Erbakan Ödülleri gecesinde baş tacı yapılanlar arasında Uğur Dündar da vardı…
Yurttaş Doğan’ın “garsonu” olarak isim yapmış malum köşeci; ödül gecesiyle alakalı tartışmalara kafa uzatıp, Uğur Dündar’a şu sözlerle koltuk çıktı:
“Erbakan Hoca’dan bizzat işittim. Şöyle demişti, Hoca: ‘Bu zaman kadar benimle ilgili yapılan ve beni en iyi anlatan program Uğur Dündar’ın ‘İşte Hayatınız’ programıydı…”
*
“İşte Hayatınız” adlı program, TRT 1’de yayınlanıyordu.
Peki, Uğur Dündar, Erbakan’ı ne zaman konuk etti?
El Cevap: 1991’de!
Sahi, sonraki yıllarda neler yaşandığıyla ilgilenmeyecek miyiz?
-Uğur Dündar, Refahyol’un devrilmesi için medyada en fazla gayret sarf eden “gazeteciler” arasında yer aldı…
1996’nın son günlerinden itibaren “ekranlarda patlayan” Fadime-Müslüm yayınlarını yapanlar arasında Mister Dündar da vardı.
Bitmedi!
Aradan yıllar geçtikten sonra…
14 Mart 2012 tarihinde Uğur Dündar “360” ekranında Korcan Karar’a aynen şöyle demiştir: “28 Şubat dönemindeki bütün haberlerin altına bugün de tereddütsüz imzamı atarım. Vicdanen o kadar rahatım ki, bakın duvara yatak resmi yapar karşısına geçip mışıl mışıl uyurum…”
Ezcümle…
Uğur Dündar’ın 28 Şubat darbesini destekleyen tavrında zerrece bir değişiklik yok: Buna mukabil, “Erbakan Ödülleri” töreninde el üstünde tutuluyor!
Dündar, Ruşen Çakır adına ödülü İrfan Bozan’a verirken; Karamollaoğlu ile Gül de kendisini alkışlayanlar arasındaydı.
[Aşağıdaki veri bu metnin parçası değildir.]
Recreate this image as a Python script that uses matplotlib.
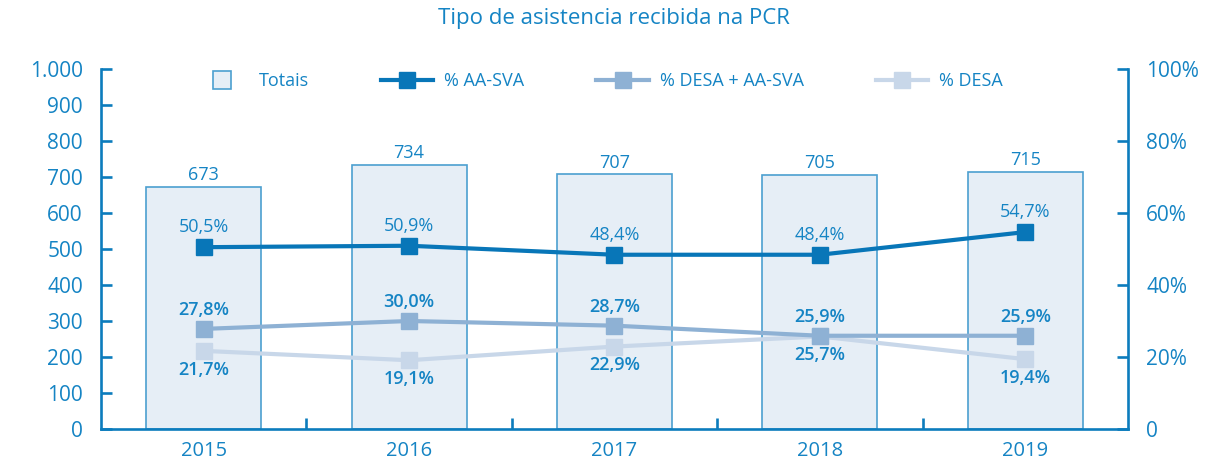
import numpy as np
import matplotlib
matplotlib.use("Agg")
import matplotlib.pyplot as plt
from matplotlib.lines import Line2D

plt.rcParams["font.family"] = ["Open Sans", "DejaVu Sans"]

years = ["2015", "2016", "2017", "2018", "2019"]
totais = [673, 734, 707, 705, 715]
aa_sva = [50.5, 50.9, 48.4, 48.4, 54.7]
desa_aa_sva = [27.8, 30.0, 28.7, 25.9, 25.9]
desa = [21.7, 19.1, 22.9, 25.7, 19.4]

c_text = '#1584C4'
c_axis = '#0C7CBD'
c_dark = '#0876B8'
c_mid = '#8EB1D4'
c_light = '#C8D7E9'
c_bar = '#E6EEF6'
c_edge = '#4C9FD0'

def pct(v):
    return ("%.1f%%" % v).replace(".", ",")

fig = plt.figure(figsize=(12.27, 4.66), dpi=100)
ax = fig.add_axes([0.0823, 0.0794, 0.8370, 0.7726])
ax2 = ax.twinx()

x = np.arange(len(years))
ax.bar(x, totais, width=0.56, color=c_bar, edgecolor=c_edge, linewidth=1.2, zorder=1)
for xi, v in zip(x, totais):
    ax.annotate(str(v), (xi, v), xytext=(0, 2), textcoords='offset points',
                ha='center', va='bottom', color=c_text, fontsize=13)

ax2.plot(x, np.array(aa_sva) / 100, '-s', color=c_dark, lw=3, ms=11, zorder=5)
ax2.plot(x, np.array(desa_aa_sva) / 100, '-s', color=c_mid, lw=3, ms=11, zorder=4)
ax2.plot(x, np.array(desa) / 100, '-s', color=c_light, lw=3, ms=11, zorder=3)

for xi, v in zip(x, aa_sva):
    ax2.annotate(pct(v), (xi, v / 100), xytext=(0, 8), textcoords='offset points',
                 ha='center', va='bottom', color=c_text, fontsize=13)
for xi, v in zip(x, desa_aa_sva):
    ax2.annotate(pct(v), (xi, v / 100), xytext=(0, 7), textcoords='offset points',
                 ha='center', va='bottom', color=c_text, fontsize=13, fontweight='semibold')
for xi, v in zip(x, desa):
    ax2.annotate(pct(v), (xi, v / 100), xytext=(0, -7), textcoords='offset points',
                 ha='center', va='top', color=c_text, fontsize=13, fontweight='semibold')

ax.set_xlim(-0.5, 4.5)
ax.set_ylim(0, 1000)
ax2.set_ylim(0, 1)
ax.set_yticks(np.arange(0, 1001, 100))
ax.set_yticklabels(["0", "100", "200", "300", "400", "500", "600", "700", "800", "900", "1.000"])
ax2.set_yticks(np.arange(0, 1.01, 0.2))
ax2.set_yticklabels(["0", "20%", "40%", "60%", "80%", "100%"])
ax.set_xticks(x)
ax.set_xticklabels(years)
ax.set_xticks(x[:-1] + 0.5, minor=True)

for a in [ax, ax2]:
    a.spines['top'].set_visible(False)
    for s in ['left', 'right', 'bottom']:
        a.spines[s].set_color(c_axis)
        a.spines[s].set_linewidth(1.9)
ax.spines['right'].set_visible(False)
ax2.spines['left'].set_visible(False)
ax2.spines['bottom'].set_visible(False)

ax.tick_params(axis='y', direction='in', length=8, width=1.9, color=c_axis,
               labelcolor=c_text, labelsize=15, pad=13)
ax2.tick_params(axis='y', direction='in', length=8, width=1.9, color=c_axis,
                labelcolor=c_text, labelsize=15, pad=13)
ax.tick_params(axis='x', which='major', length=0, labelcolor=c_text, labelsize=14.5, pad=9)
ax.tick_params(axis='x', which='minor', direction='in', length=8, width=1.9, color=c_axis)

handles = [
    Line2D([], [], marker='s', ls='none', ms=13, mfc=c_bar, mec=c_edge, mew=1.2),
    Line2D([], [], marker='s', color=c_dark, lw=3, ms=11),
    Line2D([], [], marker='s', color=c_mid, lw=3, ms=11),
    Line2D([], [], marker='s', color=c_light, lw=3, ms=11),
]
labels = ["Totais", "% AA-SVA", "% DESA + AA-SVA", "% DESA"]
leg = ax2.legend(handles, labels, loc='center', bbox_to_anchor=(0.485, 0.967), ncol=4,
                 frameon=False, fontsize=13, handlelength=2.9, columnspacing=4.0,
                 handletextpad=0.6, borderpad=0, borderaxespad=0)
for t in leg.get_texts():
    t.set_color(c_text)

fig.text(0.5, 0.96, "Tipo de asistencia recibida na PCR", ha='center', va='center',
         color=c_text, fontsize=16)

fig.savefig("out.png", dpi=100)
CUNTA’DAN ŞİKÂYETÇİ OLMAYAN KİMDİ?
Tam da burada…
18 Şubat 2015 tarihinde; 28 Şubat Davası’nda “mağdur” olarak tanıklığına başvurulan Şevket Kazan’ın darbecilerden şikâyetçi olmadığı hususu aklımıza geliyor!
Sahi, neden acaba?
Kazan, o günkü celsede, “Bu dosya için şikâyetçi olmak, hayatımın en zor kararıdır. Ben şikâyetçi değilim” demişti ve sanıklardan Çevik Bir de söz alarak Kazan’a teşekkür etmişti!
ÇATIDA YÜZLERİ GÜL’MÜYOR
Bir, Karamollaoğlu; iki, Kemal Kılıçdaroğlu “Abdullah Gül’ün ortak adaylığı” için seferber oldular. Buna mukabil, şimdiye kadar Meral Akşener ikna edilemedi…
CHP’den, partisine on beş adet paket milletvekili servisi yapılan Akşener, “Her gittiği yerde adaylığını ilan etmiş bir kadın olarak adaylığımı geri olmam mümkün değil” diyerek dün bir kere daha “ortak adaylık” hususunda menfi karşılık verdi.
Akşener, “Keşke Gül de aday olsa; buna çok sevinirim” diye konuştu: İP’leri Pensilvanya’nın elindeki partinin genel başkanının; “böyle bir durumda, ilk turda Gül’ün Erdoğan’ın oylarını böleceğini bunun da ikinci turun kapısını açacağını” hesapladığı anlaşılıyor!
*
CHP’de ise Abdullah Gül’ün adaylığına karşı ciddi bir direnç var. “İkinci Ekmeleddin Olayı” yaşamak istemiyorlar! Bu durumda, Gül’ün CHP ve Saadet’in adayı olarak çıkması da çok zorlaşıyor. Geriye Gül’ün sadece “SP’nin adayı olma ihtimali” kalıyor!
Oysa Abdullah Gül; CHP, Saadet Partisi ve İP’in “ortak adayı” olabilmenin peşindeydi!